Under the terms of the agreement with WFH, at least 85 percent of donated factor will be Antihemophilic Factor VIII (Recombinant), Fc Fusion Protein for the treatment of hemophilia A, with the remainder comprised of Coagulation Factor IX (Recombinant), Fc Fusion Protein for the treatment of hemophilia B. The donation of Antihemophilic Factor VIII (Recombinant), Fc Fusion Protein is contingent upon approval of a Biologics License Application currently under review by the U.S. Food and Drug Administration (FDA). Shipments for humanitarian programs are expected to begin in the second half of 2015.
Countries eligible for the WFH program use less than 1 IU of FVIII per capita. Due to the lack of treatment, people with severe hemophilia in these countries often do not survive to adulthood.
About the World Federation of Hemophilia
For 50 years, the World Federation of Hemophilia (WFH), an international not-for profit organization, has worked to improve the lives of people with hemophilia and other inherited bleeding disorders. Established in 1963, it is a global network of patient organizations in 122 countries and has official recognition from the World Health Organization. Visit WFH online at www.wfh.org.
About the Biogen Idec and Sobi Collaboration
Biogen Idec and Swedish Orphan Biovitrum (Sobi) are partners in the development and commercialization of treatments for hemophilia. Biogen Idec leads development, has manufacturing rights, and has commercialization rights in North America and all other regions in the world excluding the Sobi territory. Sobi has the right to opt in to assume final development and commercialization in Europe, Russia, the Middle East and Northern Africa.
About Biogen Idec
Through cutting-edge science and medicine, Biogen Idec discovers, develops and delivers to patients worldwide innovative therapies for the treatment of neurodegenerative diseases, hemophilia and autoimmune disorders.
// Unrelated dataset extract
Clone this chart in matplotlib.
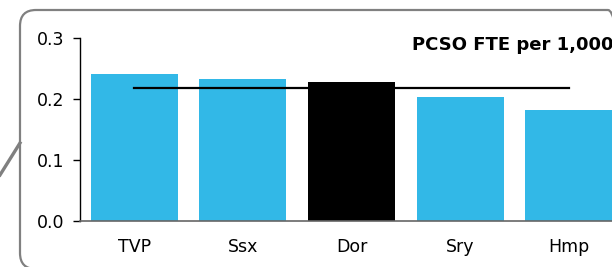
import matplotlib.pyplot as plt
import matplotlib.patches as mpatches
from matplotlib.lines import Line2D

plt.rcParams['font.family'] = ['DejaVu Sans']

forces = ['TVP', 'Ssx', 'Dor', 'Sry', 'Hmp']
fte_per_1000 = [0.241, 0.233, 0.228, 0.203, 0.182]
group_average = 0.218
highlight = 'Dor'

cyan = '#32B8E7'
bar_colors = ['#000000' if f == highlight else cyan for f in forces]

fig = plt.figure(figsize=(6.12, 2.67), dpi=100)
ax = fig.add_axes([80/612, 46/267, 543/612, 183/267])

x = list(range(len(forces)))
ax.bar(x, fte_per_1000, width=0.8, color=bar_colors, zorder=2)
ax.plot([x[0], x[-1]], [group_average, group_average], color='black', lw=1.6, zorder=3)

ax.set_xlim(-0.5, 4.5)
ax.set_ylim(0, 0.3)
ax.set_yticks([0.0, 0.1, 0.2, 0.3])
ax.set_yticklabels(['0.0', '0.1', '0.2', '0.3'])
ax.set_xticks(x)
ax.set_xticklabels(forces)
ax.tick_params(axis='y', length=5, width=1, pad=6, labelsize=12.5)
ax.tick_params(axis='x', length=0, pad=12, labelsize=12.5)
ax.spines['top'].set_visible(False)
ax.spines['right'].set_visible(False)
ax.spines['left'].set_linewidth(1)
ax.spines['bottom'].set_color('#666666')
ax.spines['bottom'].set_linewidth(1.2)

fig.text(412/612, 1 - 45/267, 'PCSO FTE per 1,000', fontsize=13, fontweight='bold',
         ha='left', va='center')

# rounded callout frame and pointer
frame = mpatches.FancyBboxPatch((20, -2), 604, 259,
                                boxstyle='round,pad=0,rounding_size=16',
                                transform=None, fill=False, edgecolor='#808080', lw=1.6)
fig.add_artist(frame)
fig.add_artist(Line2D([0, 20], [92, 124], transform=None, color='#808080', lw=2.4))

fig.savefig('out.png', dpi=100)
Founded in 1978, Biogen Idec is the world’s oldest independent biotechnology company. Patients worldwide benefit from its leading multiple sclerosis therapies. For product labeling, press releases and additional information about the company, please visit www.biogenidec.com.
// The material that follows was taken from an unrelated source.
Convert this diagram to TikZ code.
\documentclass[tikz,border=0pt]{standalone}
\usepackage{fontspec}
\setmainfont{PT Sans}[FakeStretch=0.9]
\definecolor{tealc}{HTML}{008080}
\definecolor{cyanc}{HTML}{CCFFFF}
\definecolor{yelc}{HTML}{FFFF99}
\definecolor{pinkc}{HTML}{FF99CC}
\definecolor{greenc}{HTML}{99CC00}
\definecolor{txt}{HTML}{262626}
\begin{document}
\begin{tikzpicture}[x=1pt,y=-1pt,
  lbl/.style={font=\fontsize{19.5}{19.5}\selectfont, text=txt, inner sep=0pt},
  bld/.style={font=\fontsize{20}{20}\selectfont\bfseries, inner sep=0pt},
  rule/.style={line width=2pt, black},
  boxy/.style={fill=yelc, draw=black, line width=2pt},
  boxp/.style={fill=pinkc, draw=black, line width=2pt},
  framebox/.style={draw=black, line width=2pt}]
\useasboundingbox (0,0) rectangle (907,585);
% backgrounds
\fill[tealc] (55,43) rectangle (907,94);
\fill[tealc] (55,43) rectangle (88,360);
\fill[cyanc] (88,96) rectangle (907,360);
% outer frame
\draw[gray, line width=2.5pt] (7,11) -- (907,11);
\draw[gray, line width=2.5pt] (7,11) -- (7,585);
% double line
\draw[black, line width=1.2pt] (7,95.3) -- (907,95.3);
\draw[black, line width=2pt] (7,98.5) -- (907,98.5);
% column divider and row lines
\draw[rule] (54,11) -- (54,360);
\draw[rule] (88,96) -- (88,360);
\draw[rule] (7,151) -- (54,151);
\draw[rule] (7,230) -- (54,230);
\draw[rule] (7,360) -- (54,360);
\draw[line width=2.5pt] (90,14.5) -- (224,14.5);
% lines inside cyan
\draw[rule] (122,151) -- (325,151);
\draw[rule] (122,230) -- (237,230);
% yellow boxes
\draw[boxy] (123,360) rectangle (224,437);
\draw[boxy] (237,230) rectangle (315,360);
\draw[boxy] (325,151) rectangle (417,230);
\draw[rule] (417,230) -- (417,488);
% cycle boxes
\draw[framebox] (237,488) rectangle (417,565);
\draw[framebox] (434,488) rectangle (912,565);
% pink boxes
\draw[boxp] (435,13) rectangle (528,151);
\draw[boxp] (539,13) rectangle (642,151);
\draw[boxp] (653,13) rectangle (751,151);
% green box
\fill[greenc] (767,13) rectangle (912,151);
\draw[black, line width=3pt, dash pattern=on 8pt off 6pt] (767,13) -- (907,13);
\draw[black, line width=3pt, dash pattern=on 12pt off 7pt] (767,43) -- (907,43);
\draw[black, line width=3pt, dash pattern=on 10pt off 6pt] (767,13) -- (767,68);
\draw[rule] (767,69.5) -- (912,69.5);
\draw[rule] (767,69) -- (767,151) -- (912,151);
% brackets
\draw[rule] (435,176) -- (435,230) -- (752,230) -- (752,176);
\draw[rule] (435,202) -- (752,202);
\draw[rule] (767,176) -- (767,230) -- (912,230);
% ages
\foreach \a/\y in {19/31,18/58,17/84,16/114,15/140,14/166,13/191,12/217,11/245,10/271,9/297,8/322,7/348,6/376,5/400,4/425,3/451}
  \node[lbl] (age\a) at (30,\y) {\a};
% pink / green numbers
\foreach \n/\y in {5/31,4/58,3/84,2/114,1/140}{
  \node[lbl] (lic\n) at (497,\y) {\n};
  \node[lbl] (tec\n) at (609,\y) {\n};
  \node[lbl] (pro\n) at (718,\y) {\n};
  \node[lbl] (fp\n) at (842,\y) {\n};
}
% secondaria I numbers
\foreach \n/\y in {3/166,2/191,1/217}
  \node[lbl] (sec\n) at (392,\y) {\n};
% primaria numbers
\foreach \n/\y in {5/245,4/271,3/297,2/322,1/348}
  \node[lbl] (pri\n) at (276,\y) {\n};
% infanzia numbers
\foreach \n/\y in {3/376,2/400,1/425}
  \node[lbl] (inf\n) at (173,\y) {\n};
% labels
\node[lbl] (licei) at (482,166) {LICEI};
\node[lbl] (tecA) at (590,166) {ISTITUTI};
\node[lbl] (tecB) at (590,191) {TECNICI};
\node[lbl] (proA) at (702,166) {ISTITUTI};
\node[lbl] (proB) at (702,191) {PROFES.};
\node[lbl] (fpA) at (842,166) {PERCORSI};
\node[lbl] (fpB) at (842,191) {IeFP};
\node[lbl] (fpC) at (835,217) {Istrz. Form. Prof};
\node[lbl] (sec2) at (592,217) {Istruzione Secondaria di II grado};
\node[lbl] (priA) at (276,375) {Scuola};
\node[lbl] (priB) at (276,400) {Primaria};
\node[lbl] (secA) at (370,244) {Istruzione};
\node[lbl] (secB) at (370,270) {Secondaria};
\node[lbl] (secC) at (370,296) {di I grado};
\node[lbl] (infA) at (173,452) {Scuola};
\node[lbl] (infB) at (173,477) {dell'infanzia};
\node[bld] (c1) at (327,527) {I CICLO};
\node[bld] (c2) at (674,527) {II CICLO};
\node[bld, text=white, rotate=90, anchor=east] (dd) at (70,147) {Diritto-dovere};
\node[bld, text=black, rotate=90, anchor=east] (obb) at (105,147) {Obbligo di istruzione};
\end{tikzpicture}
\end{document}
About Sobi Sobi is an international specialty healthcare company dedicated to rare diseases. Our mission is to develop and deliver innovative therapies and services to improve the lives of patients. The product portfolio is primarily focused on inflammation and genetic diseases, with two late stage biological development projects within hemophilia. We also market a portfolio of specialty and rare disease products for partner companies. Sobi is a pioneer in biotechnology with world-class capabilities in protein biochemistry and biologics manufacturing. In 2013, Sobi had total revenues of SEK 2.2 billion ($ 334 M) and about 550 employees. The share (STO: SOBI) is listed on NASDAQ OMX Stockholm. More information is available at www.sobi.com.
Biogen Idec Safe Harbor
This press release contains forward-looking statements, including statements about the amount of clotting factors to be supplied and the timing thereof. These statements may be identified by words such as “believe,” “expect,” “may,” “plan,” “potential,” “will” and similar expressions, and are based on current beliefs and expectations. These statements involve risks and uncertainties that could cause actual results to differ materially from those reflected in such statements, including the risk that regulatory authorities fail to approve or delay approval of the Antihemophilic Factor VIII (Recombinant), Fc Fusion Protein drug candidate, the risk of manufacturing problems and the other risks and uncertainties that are described in the Risk Factors section of Biogen Idec’s most recent annual or quarterly report filed with the U.S. Securities and Exchange Commission. Any forward-looking statements speak only as of the date of this press release and Biogen Idec assumes no obligation to update any forward-looking statements, whether as a result of new information, future events or otherwise.